While last year’s course had five features, the one this year has seven and is “much longer,” he said.
There are two options for each of the jib features – which include a mock propane tank, a box built into a Toyota truck and more.
“People seem pretty happy with it,” Armfield said of the people testing the course this week preparing for the events Thursday through Sunday.
The course and superpipe were built by the resort’s park crew, with help from Snow Park Technologies.
Andreas Wiig, a back-to-back ESPN X-Games champion in slopestyle snowboarding, said Snow Park Technologies truly knows what it’s doing when it comes to building courses.
“It can be very dangerous if things aren’t set up right,” he said. “If things aren’t the right distances from each other or if they aren’t made properly, it’s very dangerous.”

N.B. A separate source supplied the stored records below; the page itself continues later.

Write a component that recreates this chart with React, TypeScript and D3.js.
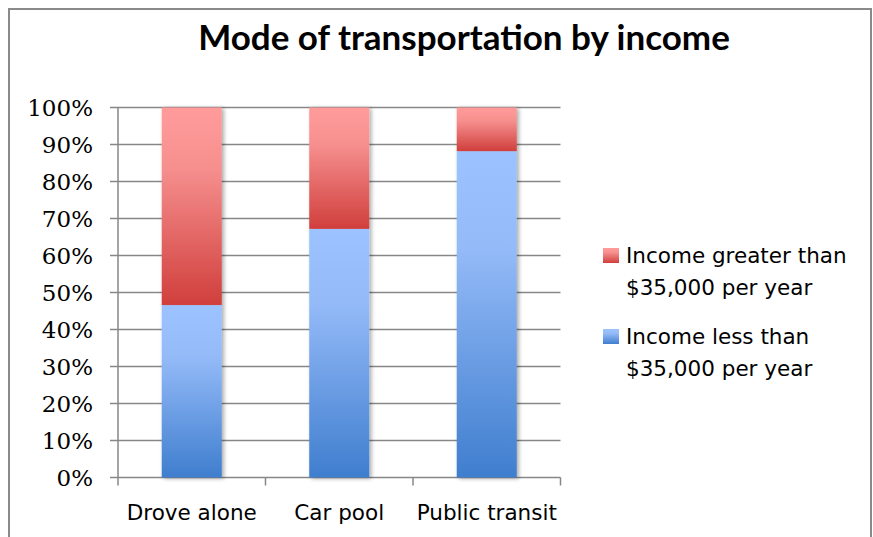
import React from "react";
import * as d3 from "d3";

const categories = ["Drove alone", "Car pool", "Public transit"];
const lessThan35k = [46.6, 67.2, 88.2];
const greaterThan35k = [53.4, 32.8, 11.8];
const yTicks = [0, 10, 20, 30, 40, 50, 60, 70, 80, 90, 100];
const seriesNames = [
  ["Income greater than", "$35,000 per year"],
  ["Income less than", "$35,000 per year"],
];
const title = "Mode of transportation by income";

const W = 873;
const H = 537;
const plotLeft = 118;
const plotRight = 560.5;
const plotTop = 107.5;
const plotBottom = 477.5;

export default function App() {
  const x = d3.scaleBand<string>().domain(categories).range([plotLeft, plotRight]).paddingInner(0.593).paddingOuter(0.2965);
  const y = d3.scaleLinear().domain([0, 100]).range([plotBottom, plotTop]);
  const bandStep = (plotRight - plotLeft) / categories.length;
  const gridColor = "#878787";

  const stacked = categories.map((c, i) => ({
    cat: c,
    segs: [
      { key: "less", y0: 0, y1: lessThan35k[i] },
      { key: "greater", y0: lessThan35k[i], y1: lessThan35k[i] + greaterThan35k[i] },
    ],
  }));

  return (
    <svg
      width={W}
      height={H}
      style={{ position: "absolute", left: 0, top: 0, background: "#fff" }}
      xmlns="http://www.w3.org/2000/svg"
    >
      <defs>
        <linearGradient id="gRed" x1="0" y1="0" x2="0" y2="1">
          <stop offset="0%" stopColor="#FF9C9B" />
          <stop offset="30%" stopColor="#F6908F" />
          <stop offset="100%" stopColor="#D03F3C" />
        </linearGradient>
        <linearGradient id="gBlue" x1="0" y1="0" x2="0" y2="1">
          <stop offset="0%" stopColor="#9CC2FF" />
          <stop offset="30%" stopColor="#94BAF8" />
          <stop offset="100%" stopColor="#3F7ECE" />
        </linearGradient>
        <filter id="shadow" x="-20%" y="-5%" width="150%" height="115%">
          <feGaussianBlur in="SourceAlpha" stdDeviation="2" />
          <feOffset dx="2" dy="1" result="ob" />
          <feComponentTransfer>
            <feFuncA type="linear" slope="0.35" />
          </feComponentTransfer>
          <feMerge>
            <feMergeNode />
            <feMergeNode in="SourceGraphic" />
          </feMerge>
        </filter>
      </defs>

      <rect x={9} y={9} width={862} height={560} fill="#fff" stroke="#8a8a8a" strokeWidth={2} />

      <text
        x={464}
        y={50}
        textAnchor="middle"
        fontFamily="Lato, 'Open Sans', sans-serif"
        fontWeight={700}
        fontSize={35}
        fill="#000"
      >
        {title}
      </text>

      {/* gridlines + y ticks */}
      {yTicks.map((t) => (
        <g key={t}>
          <line x1={plotLeft - 8} x2={plotRight} y1={y(t)} y2={y(t)} stroke={gridColor} strokeWidth={1.5} />
          <text
            x={93}
            y={y(t)}
            dy="0.36em"
            textAnchor="end"
            fontFamily="'DejaVu Serif', serif"
            fontSize={23}
            fill="#000"
          >
            {t}%
          </text>
        </g>
      ))}

      {/* y axis */}
      <line x1={plotLeft} x2={plotLeft} y1={plotTop} y2={plotBottom + 8} stroke={gridColor} strokeWidth={1.5} />

      {/* x ticks */}
      {categories.map((c, i) => (
        <line
          key={c}
          x1={plotLeft + bandStep * (i + 1)}
          x2={plotLeft + bandStep * (i + 1)}
          y1={plotBottom}
          y2={plotBottom + 8}
          stroke={gridColor}
          strokeWidth={1.5}
        />
      ))}

      {/* bars */}
      <g filter="url(#shadow)">
        {stacked.map((s) =>
          s.segs.map((seg) => (
            <rect
              key={s.cat + seg.key}
              x={x(s.cat)!}
              width={x.bandwidth()}
              y={y(seg.y1)}
              height={y(seg.y0) - y(seg.y1)}
              fill={seg.key === "less" ? "url(#gBlue)" : "url(#gRed)"}
            />
          ))
        )}
      </g>

      {/* x labels */}
      {categories.map((c) => (
        <text
          key={c}
          x={x(c)! + x.bandwidth() / 2}
          y={520}
          textAnchor="middle"
          fontFamily="'DejaVu Sans', sans-serif"
          fontSize={21.5}
          fill="#000"
        >
          {c}
        </text>
      ))}

      {/* legend */}
      {seriesNames.map((lines, i) => {
        const base = 263 + i * 81;
        return (
          <g key={i}>
            <rect x={603} y={base - 15} width={16} height={15} fill={i === 0 ? "url(#gRed)" : "url(#gBlue)"} />
            {lines.map((ln, j) => (
              <text
                key={j}
                x={626}
                y={base + j * 32}
                fontFamily="'DejaVu Sans', sans-serif"
                fontSize={21.5}
                fill="#000"
              >
                {ln}
              </text>
            ))}
          </g>
        );
      })}
    </svg>
  );
}
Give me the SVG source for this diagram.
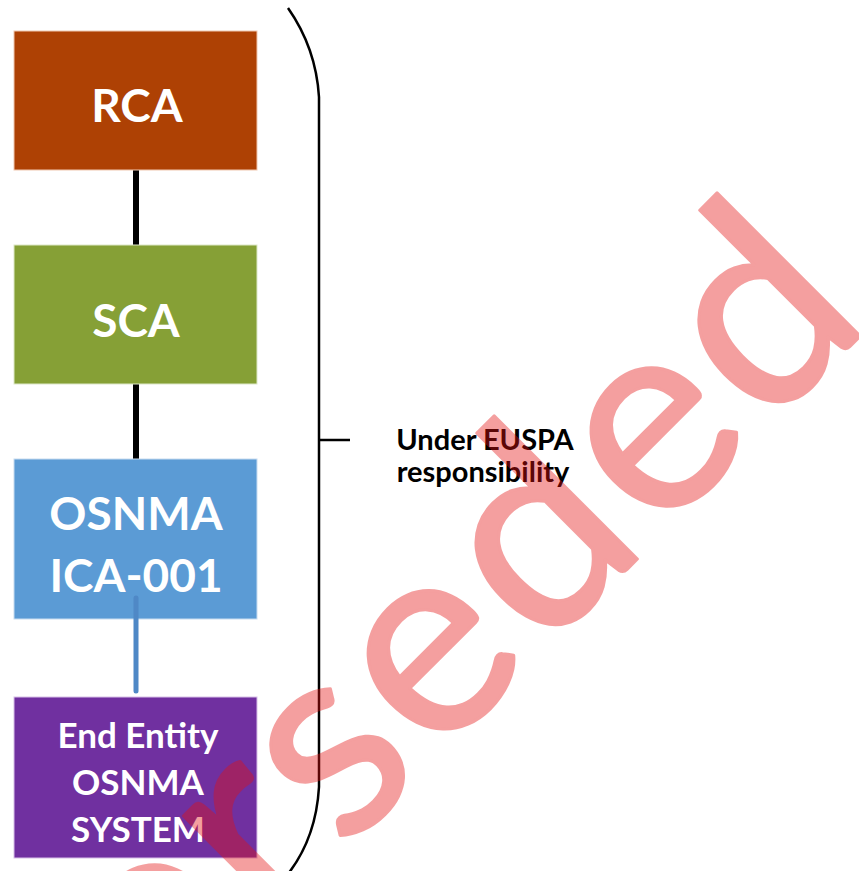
<svg xmlns="http://www.w3.org/2000/svg" width="859" height="871" viewBox="0 0 859 871">
<style>
.box{stroke-width:1}
.lbl{font-family:Lato,"Liberation Sans",sans-serif;font-weight:bold;fill:#fff;text-anchor:middle}
.note{font-family:Lato,"Liberation Sans",sans-serif;font-weight:bold;fill:#000;text-anchor:middle;font-size:29px}
.conn{stroke-linecap:round;fill:none}
</style>
<rect width="859" height="871" fill="#fff"/>
<g id="connectors">
<line class="conn" x1="136" y1="170" x2="136" y2="245" stroke="#000" stroke-width="6"/>
<line class="conn" x1="136" y1="384" x2="136" y2="459" stroke="#000" stroke-width="6"/>
</g>
<g id="rca">
<rect class="box" x="14" y="31" width="243" height="139" fill="#AE4104" stroke="#F0C8B0"/>
<text class="lbl" x="137" y="122" font-size="46">RCA</text>
</g>
<g id="sca">
<rect class="box" x="14" y="245" width="243" height="139" fill="#86A036" stroke="#DDE8C8"/>
<text class="lbl" x="136" y="337" font-size="46">SCA</text>
</g>
<g id="ica">
<rect class="box" x="14" y="459" width="243" height="160" fill="#5B9BD5" stroke="#C8DCF0"/>
<text class="lbl" x="136" y="530" font-size="46">OSNMA</text>
<text class="lbl" x="136" y="592" font-size="46">ICA-001</text>
</g>
<g id="connector-blue">
<line class="conn" x1="136" y1="598" x2="136" y2="691" stroke="#4F88C6" stroke-width="5"/>
</g>
<g id="endentity">
<rect class="box" x="14" y="697" width="243" height="161" fill="#7030A0" stroke="#D8C0E8"/>
<text class="lbl" x="138" y="748" font-size="35">End Entity</text>
<text class="lbl" x="138" y="795" font-size="35">OSNMA</text>
<text class="lbl" x="138" y="842" font-size="35">SYSTEM</text>
</g>
<g id="brace">
<path d="M288,8 Q316,48 319,97 L319,787 Q316,838 288,874" fill="none" stroke="#000" stroke-width="2.5"/>
<line x1="319" y1="440" x2="350" y2="440" stroke="#000" stroke-width="2.5"/>
<text class="note" x="485" y="450">Under EUSPA</text>
<text class="note" x="483" y="482">responsibility</text>
</g>
<g id="watermark" opacity="0.4">
<text transform="rotate(-45)" x="398" y="846" text-anchor="end" letter-spacing="8" font-family="Lato,'Liberation Sans',sans-serif" font-size="275" fill="#E41111" stroke="#E41111" stroke-width="3" stroke-linejoin="round">Superseded</text>
</g>
</svg>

He said the Breckenridge Dew Tour course last year was “realy good for its first year.”
Armfield said the course this year has been tested by riders in the park crew as well as team riders to ensure everything is up to standards.
“We can usually get it pretty close to where we want it,” he said, adding that slight adjustments are made as needed when the course is tested.
Simon Dumont, an American ESPN X-Games champion and one of the world’s best freeskiers, said there are definite pluses to having the slopestyle event.
“I try to be as well-rounded as I can be,” he said of skiing both slopestyle and halpfipe events. “(Slopestyle) allows for more creativity; it’s more free-flowing.”
Armfields said the course’s jumps will make for “good pop-overs for TV” and the conditions should be suitable.
“We’ve got all the snow we need right now,” he said. “It’s really turned into a great course.”
And after the events end, amateurs and pros alike will be able to hit most of the course features – as well as the superpipe – within a couple days, Armfield said.